Why is this movie fun?
Rock Hudson manages to bring some first-tier acting to the cast, but Barbara Carerra steals the show. Besides being excellent on the eyes, she manages to give depth to the Victoria role. While the first three quarters of the film are fairly slow paced, the final minutes are very fast paced. The twist ending is intriguing too. Roddy McDowall gives an entertaining performance as the high-strung chess master.

Cultural Connection
The Abortion Debate had people arguing about when an unborn baby (a fetus) was a “person” or not. America was still trying to adjust to the new Roe v Wade decision. Dr. Holliston’s goal to save very-premature fetuses seems to come from the pro-life side. Victoria’s cold approach to getting a fetus — even if it meant murder — seems to represent the pro-abortion side. The story manages to pre-sage the embryonic stem cell debate that would rage 30 years later.

Notes
Dr. Frankenstein, I presume — The story in Embryo is a modern retelling of the classic Frankenstein story. A well-meaning doctor thinks he has a special process that will benefit mankind. He steps over moral lines to experiment on human material. In both cases, the human material was technically outside of the law (already dead for Frankenstein, not yet a viable “human” for Holliston). Both manage to ‘create’ an adult who is totally new to the world — the emotional development of an infant, but the body of an adult. The creation kills people, more out of self-preservation than malice. The creation destroys the doctor’s life. (Literally, in the 1931 film, figuratively in the novel, legally/ethically in the Embryo film)

Untempered Intellect — Victoria gets to symbolize the cold scientific mind: highly capable, but morally rudderless. She reads the Bible, thinking it was an interesting story but “highly illogical.” Logic was not the point of the Bible. She totally misses morality. When she plays chess with McDowall, she has no social experience to see the wider scale of human games (ego, etiquette, deference, etc.), only winning. So, when Victoria recognizes a threat to her happiness, she reacts without scruples, killing Martha. When it came down to killing people (the prostitute) and Helen’s baby in order to live, she acted without hesitation. She had the intellect to act, but no ethics to restrain that action. The point being, that intellect might be innate, but morality must be learned.

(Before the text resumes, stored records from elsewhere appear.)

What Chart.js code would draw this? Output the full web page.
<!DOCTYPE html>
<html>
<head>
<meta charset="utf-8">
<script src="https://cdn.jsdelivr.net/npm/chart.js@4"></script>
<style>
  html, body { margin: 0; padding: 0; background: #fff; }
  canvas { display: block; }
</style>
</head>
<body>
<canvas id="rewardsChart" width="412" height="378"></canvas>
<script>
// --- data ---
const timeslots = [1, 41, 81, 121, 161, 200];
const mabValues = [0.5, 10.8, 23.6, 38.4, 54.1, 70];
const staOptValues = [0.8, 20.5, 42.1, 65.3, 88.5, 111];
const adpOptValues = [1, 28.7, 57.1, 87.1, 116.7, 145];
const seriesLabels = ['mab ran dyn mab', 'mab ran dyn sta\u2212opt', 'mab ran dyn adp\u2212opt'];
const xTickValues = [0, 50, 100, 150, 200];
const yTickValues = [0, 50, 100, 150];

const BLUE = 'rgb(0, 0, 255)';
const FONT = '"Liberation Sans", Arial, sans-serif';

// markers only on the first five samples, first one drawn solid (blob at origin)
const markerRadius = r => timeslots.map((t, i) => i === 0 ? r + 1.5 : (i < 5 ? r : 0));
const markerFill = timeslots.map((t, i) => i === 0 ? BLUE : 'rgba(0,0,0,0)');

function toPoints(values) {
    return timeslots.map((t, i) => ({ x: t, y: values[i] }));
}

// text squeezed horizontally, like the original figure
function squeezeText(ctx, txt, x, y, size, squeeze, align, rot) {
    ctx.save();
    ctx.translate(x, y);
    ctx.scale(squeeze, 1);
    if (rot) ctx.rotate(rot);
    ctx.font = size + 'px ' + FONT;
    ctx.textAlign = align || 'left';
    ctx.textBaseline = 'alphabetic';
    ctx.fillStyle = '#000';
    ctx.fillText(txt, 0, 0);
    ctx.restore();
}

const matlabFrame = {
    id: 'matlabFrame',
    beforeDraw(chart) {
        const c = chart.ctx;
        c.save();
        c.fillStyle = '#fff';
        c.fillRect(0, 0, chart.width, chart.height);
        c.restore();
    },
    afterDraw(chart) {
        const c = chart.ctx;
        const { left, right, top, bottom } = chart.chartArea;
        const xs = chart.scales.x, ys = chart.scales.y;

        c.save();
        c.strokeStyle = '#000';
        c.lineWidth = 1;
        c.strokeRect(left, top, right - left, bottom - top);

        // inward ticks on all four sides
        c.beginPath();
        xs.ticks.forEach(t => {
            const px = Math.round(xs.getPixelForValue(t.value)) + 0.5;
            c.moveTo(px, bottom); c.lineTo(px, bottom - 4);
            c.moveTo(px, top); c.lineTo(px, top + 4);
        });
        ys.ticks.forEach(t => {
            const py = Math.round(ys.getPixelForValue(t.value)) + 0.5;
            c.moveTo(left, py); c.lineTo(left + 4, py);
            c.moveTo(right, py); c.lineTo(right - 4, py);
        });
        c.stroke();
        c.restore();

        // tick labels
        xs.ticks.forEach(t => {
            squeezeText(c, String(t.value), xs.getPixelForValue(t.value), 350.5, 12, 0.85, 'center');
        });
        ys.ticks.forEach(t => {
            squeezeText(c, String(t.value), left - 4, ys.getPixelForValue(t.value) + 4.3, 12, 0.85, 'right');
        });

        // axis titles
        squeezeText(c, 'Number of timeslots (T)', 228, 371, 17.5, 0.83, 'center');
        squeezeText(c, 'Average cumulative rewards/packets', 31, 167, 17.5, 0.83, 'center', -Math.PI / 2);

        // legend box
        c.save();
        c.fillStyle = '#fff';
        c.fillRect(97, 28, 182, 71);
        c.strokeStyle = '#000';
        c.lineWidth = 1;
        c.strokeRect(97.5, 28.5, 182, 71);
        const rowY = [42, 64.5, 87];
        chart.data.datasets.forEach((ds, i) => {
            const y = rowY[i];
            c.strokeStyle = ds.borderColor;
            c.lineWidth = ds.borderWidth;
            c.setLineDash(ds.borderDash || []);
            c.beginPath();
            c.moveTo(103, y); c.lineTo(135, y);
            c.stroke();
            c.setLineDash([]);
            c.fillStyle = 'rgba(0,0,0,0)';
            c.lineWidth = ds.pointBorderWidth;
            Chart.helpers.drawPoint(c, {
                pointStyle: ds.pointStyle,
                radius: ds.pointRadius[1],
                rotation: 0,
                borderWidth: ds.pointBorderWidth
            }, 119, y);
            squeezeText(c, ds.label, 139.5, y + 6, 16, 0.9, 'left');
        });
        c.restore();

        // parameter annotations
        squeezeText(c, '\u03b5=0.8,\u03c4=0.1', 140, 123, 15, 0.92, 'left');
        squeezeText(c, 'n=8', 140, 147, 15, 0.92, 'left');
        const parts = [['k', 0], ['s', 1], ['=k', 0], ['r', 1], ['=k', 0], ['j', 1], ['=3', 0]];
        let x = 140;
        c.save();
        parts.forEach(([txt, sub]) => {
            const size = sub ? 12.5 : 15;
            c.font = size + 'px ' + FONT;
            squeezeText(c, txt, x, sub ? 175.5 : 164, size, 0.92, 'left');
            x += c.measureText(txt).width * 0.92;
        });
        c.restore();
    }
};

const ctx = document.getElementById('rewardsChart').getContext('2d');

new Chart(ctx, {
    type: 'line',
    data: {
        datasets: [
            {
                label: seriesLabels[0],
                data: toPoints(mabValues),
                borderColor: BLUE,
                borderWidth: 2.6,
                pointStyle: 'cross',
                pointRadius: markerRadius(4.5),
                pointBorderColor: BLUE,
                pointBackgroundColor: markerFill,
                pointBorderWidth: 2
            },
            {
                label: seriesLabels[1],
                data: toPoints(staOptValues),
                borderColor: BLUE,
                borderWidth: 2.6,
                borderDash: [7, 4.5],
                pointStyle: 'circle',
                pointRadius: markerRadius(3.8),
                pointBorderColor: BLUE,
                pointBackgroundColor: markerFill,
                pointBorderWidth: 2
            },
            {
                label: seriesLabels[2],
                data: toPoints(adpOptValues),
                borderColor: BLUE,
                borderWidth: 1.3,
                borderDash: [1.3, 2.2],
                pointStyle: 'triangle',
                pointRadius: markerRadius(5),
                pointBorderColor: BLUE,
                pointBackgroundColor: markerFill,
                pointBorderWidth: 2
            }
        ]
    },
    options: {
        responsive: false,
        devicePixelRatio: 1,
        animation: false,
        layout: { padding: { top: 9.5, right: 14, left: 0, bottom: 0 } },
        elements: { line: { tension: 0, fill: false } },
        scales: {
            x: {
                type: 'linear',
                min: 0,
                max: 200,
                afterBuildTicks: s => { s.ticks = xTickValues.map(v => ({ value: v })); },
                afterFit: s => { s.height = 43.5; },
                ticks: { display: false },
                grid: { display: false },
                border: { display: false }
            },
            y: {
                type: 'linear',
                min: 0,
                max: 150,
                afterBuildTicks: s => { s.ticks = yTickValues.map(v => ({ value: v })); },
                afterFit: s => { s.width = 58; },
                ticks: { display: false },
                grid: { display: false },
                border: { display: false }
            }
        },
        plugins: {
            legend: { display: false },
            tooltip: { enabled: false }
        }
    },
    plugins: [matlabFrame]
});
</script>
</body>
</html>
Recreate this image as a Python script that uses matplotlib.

Computer Room — The greasy Liesure-Suit-Larry character is a computer manager. He shows Victoria his room-sized computer (and it’s a really big room too). This was the pinnacle of high-tech computing the mid-70s. Tall cabinets of blinking lights and spinning tape drives line the walls. She types into an input station. He monitors at a different station. He retrieves the answer from a printer larger than a chest-style freezer. Those were the days. Big was impressive back then.

Car Nut — Cars don’t factor into the story much, but Martha’s bright yellow TransAm is so symbolic of the mid 70s. It’s hard not to point it out.

Bottom line? Embryo is a decent enough sci-fi / thriller. Some decry it as cheap horror, but there isn’t much horror in it. Victoria doesn’t go ‘psycho’ so much as she simply lacks morality. Hudson’s acting is okay, if not up to his caliber. Carrara does a good job, looking naively happy, conflicted and panicky-resolute. The director (and producers?) included some gratuitous nudity as de riguer for film in the 70s (and beyond). Embryo may be slow paced and a bit talky for some, but it is actually a fairly thoughtful rendition of the classic Frankenstein story.